North Sydney, Nova Scotia


Captain Mike is a tall thin older guy with a white, scraggly beard. He’s wearing an officer’s uniform with the one stripe of an Ensign on his uniform. Somehow he manages to look faintly disreputable with part of his shirt untucked from his pants.

I’m surprised when he clips on a speaker headset and keeps up an interesting monologue for nearly three hours. It’s about 40 minutes over to the bird islands. The bald eagles are here in numbers. They like to eat gull chicks for breakfast. Mike has a theory about why the the eagles are here earlier this year. It has to do with a poor lobster catch and less food for the gulls to eat as the fishermen change bait in the traps less frequently. We watch some gulls dive bombing an eagle. Mike says the gulls are hungry and less interested in protecting the chicks...maybe so.
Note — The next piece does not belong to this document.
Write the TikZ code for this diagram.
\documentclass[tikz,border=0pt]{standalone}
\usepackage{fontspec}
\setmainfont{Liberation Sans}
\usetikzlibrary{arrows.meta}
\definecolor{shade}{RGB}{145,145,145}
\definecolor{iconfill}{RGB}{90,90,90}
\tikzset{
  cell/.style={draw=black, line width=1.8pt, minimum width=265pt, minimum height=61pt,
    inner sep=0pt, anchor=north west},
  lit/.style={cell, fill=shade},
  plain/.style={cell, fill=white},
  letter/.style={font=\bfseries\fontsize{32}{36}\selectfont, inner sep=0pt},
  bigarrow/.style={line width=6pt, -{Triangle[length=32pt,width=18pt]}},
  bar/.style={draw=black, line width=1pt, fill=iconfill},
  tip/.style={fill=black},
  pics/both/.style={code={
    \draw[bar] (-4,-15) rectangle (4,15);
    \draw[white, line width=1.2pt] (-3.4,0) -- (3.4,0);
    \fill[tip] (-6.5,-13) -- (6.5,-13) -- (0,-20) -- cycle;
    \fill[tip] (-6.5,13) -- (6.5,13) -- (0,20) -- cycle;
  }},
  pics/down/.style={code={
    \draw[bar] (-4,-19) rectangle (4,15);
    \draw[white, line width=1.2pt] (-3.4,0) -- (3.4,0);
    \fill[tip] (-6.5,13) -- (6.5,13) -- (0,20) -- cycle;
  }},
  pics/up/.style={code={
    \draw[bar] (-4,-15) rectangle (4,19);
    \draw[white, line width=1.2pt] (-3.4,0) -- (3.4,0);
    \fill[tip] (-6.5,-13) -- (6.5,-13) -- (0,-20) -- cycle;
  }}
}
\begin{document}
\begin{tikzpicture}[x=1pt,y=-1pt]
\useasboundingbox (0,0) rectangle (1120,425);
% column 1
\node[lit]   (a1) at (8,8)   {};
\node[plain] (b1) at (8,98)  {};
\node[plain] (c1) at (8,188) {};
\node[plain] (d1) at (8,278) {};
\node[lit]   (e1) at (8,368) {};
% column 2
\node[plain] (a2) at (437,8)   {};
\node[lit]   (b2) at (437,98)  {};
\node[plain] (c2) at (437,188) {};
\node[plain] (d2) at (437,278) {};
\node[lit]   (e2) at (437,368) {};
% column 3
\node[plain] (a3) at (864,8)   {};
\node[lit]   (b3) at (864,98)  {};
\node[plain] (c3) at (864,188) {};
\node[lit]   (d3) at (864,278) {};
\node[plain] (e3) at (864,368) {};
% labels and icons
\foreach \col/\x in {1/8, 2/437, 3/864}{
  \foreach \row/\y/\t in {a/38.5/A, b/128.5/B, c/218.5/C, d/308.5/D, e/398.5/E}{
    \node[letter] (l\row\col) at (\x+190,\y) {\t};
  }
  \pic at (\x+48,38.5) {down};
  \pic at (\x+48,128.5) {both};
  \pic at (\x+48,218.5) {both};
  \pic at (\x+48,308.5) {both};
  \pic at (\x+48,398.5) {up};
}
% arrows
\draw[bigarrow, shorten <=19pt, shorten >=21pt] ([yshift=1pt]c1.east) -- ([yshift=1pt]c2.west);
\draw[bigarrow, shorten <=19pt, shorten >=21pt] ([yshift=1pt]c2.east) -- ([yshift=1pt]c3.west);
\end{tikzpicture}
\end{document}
Mike starts off with an interesting explanation of the tidal currents that rip though the narrow opening we are navigating between the Atlantic Ocean and the huge saltwater lake, the Bras D’Orr, one of the largest in the world. Sometimes one shore is flowing out, the other in and the middle is ripping trying to fill or empty a big lake though a small channel.
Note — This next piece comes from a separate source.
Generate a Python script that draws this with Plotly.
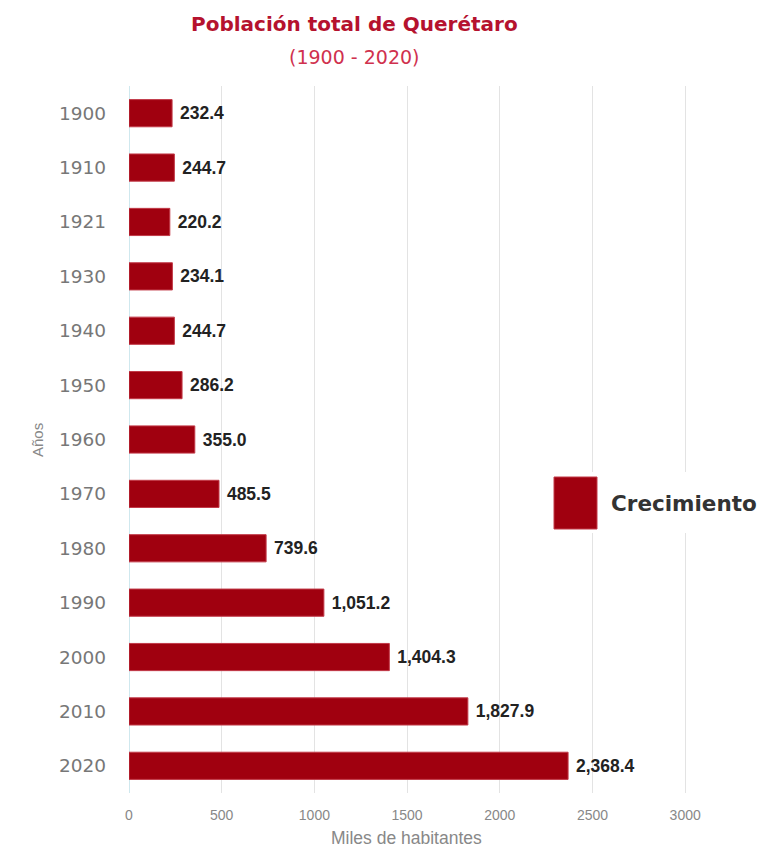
import plotly.graph_objects as go

years = ["1900", "1910", "1921", "1930", "1940", "1950", "1960", "1970", "1980", "1990", "2000", "2010", "2020"]
poblacion = [232.4, 244.7, 220.2, 234.1, 244.7, 286.2, 355.0, 485.5, 739.6, 1051.2, 1404.3, 1827.9, 2368.4]
x_ticks = [0, 500, 1000, 1500, 2000, 2500, 3000]

BAR = "#a0000f"
NARROW = "Liberation Sans Narrow, Arial Narrow, Liberation Sans, Arial, sans-serif"
VERD = "DejaVu Sans, Verdana, sans-serif"

W, H = 772, 849
OFF = 8  # page body margin
L, R, T, B = 121, 80, 78, 64
PW, PH = W - L - R, H - T - B

def px(x):
    return (x - OFF - L) / PW

def py(y):
    return (H - B - (y - OFF)) / PH

fig = go.Figure()
fig.add_trace(go.Bar(
    y=years, x=poblacion, orientation="h",
    marker=dict(color=BAR, line=dict(color="#c23a48", width=1)),
    width=0.5,
    text=poblacion, texttemplate="\u00a0<b>%{x:,.1f}</b>", textposition="outside",
    textfont=dict(family=NARROW, size=17.5, color="#222222"),
    cliponaxis=False, name="Crecimiento", showlegend=False,
))

fig.update_layout(
    width=W, height=H,
    paper_bgcolor="white", plot_bgcolor="white",
    margin=dict(l=L, r=R, t=T, b=B, autoexpand=False),
    xaxis=dict(
        range=[0, 3080], tickvals=x_ticks, ticktext=[str(v) for v in x_ticks],
        showgrid=True, gridcolor="#e3e3e3", gridwidth=1,
        zeroline=True, zerolinecolor="#cfe8ee", zerolinewidth=1,
        showline=False, ticks="", automargin=False, ticklabelstandoff=12,
        tickfont=dict(family=NARROW, size=14, color="#888888"),
    ),
    yaxis=dict(
        categoryorder="array", categoryarray=years[::-1],
        showgrid=False, ticks="", ticklabelstandoff=22, automargin=False,
        tickfont=dict(family=VERD, size=18.5, color="#777777"),
    ),
)

# titles
fig.add_annotation(xref="paper", yref="paper", x=px(354), y=py(24), text="<b>Población total de Querétaro</b>",
                   showarrow=False, xanchor="center", yanchor="middle",
                   font=dict(family=VERD, size=20, color="#b5122e"))
fig.add_annotation(xref="paper", yref="paper", x=px(354), y=py(57), text="(1900 - 2020)",
                   showarrow=False, xanchor="center", yanchor="middle",
                   font=dict(family=VERD, size=19, color="#d0314e"))
# axis titles
fig.add_annotation(xref="paper", yref="paper", x=px(406), y=py(838), text="Miles de habitantes",
                   showarrow=False, xanchor="center", yanchor="middle",
                   font=dict(family=NARROW, size=17.5, color="#888888"))
fig.add_annotation(xref="paper", yref="paper", x=px(37), y=py(440), text="Años", textangle=-90,
                   showarrow=False, xanchor="center", yanchor="middle",
                   font=dict(family=NARROW, size=15, color="#888888"))

# legend drawn manually (large swatch)
fig.add_shape(type="rect", xref="paper", yref="paper",
              x0=px(545), x1=px(780), y0=py(533), y1=py(472),
              fillcolor="white", line=dict(width=0), layer="above")
fig.add_shape(type="rect", xref="paper", yref="paper",
              x0=px(554), x1=px(597), y0=py(529), y1=py(477),
              fillcolor=BAR, line=dict(color="#c23a48", width=1), layer="above")
fig.add_annotation(xref="paper", yref="paper", x=px(609), y=py(503),
                   text="<b>Crecimiento</b>", showarrow=False, xanchor="left", yanchor="middle",
                   font=dict(family=VERD, size=21.5, color="#333333"))

fig.write_html("out.html")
We see a lot of puffins, razorbills (kind of like puffins), great and double crested cormorants, seagulls and seals. There are also black guillemot, great black-backed gulls, herring gulls and kittiwakes.

Captain Mike keeps up an interesting line of patter, explaining about the regions “ferryman” pirates, which makes the place sound a lot like it used to be Somalia.

He has strong opinions about the seagulls, who are exploding in population due to their tendency to eat anything including landfill material. He explains that the gulls eat rodents, which answers one of my big questions. That is... why the bird islands around this area don’t have rats to prey on the bird nests like the islands up in the Aleutian chain.

The puffins dig small nest holes in the rocks over many generations by sharpening their beaks. It reminds me of the legendary small bird that sharpens its beak on a mountain once every 1,000 years and eventually wears the mountain away.
Captain Mike says the seal population has exploded since man killed off the orcas and now the seals are underweight due to over population and over fishing. Mike expounds on the lobster over fishing in the area. There are lobster traps everywhere and the catch is dropping 20% a year. Each of the 300 local lobster fishermen is entitled to 275 traps. They have to come out every day to change the bait in the traps. He says they get 70% of their catch in the first two weeks of the six week season.

Anyway, it’s all very interesting local color and I snap a lot of bird Pix. The puffins are fairly nervous because of the bald eagles and spend most of their time out in the water. They have little wings like penguins so they can fly though the water, but they have to flap pretty hard up in the air and take off into the winds. On this trip, the juice is definitely worth the squeeze.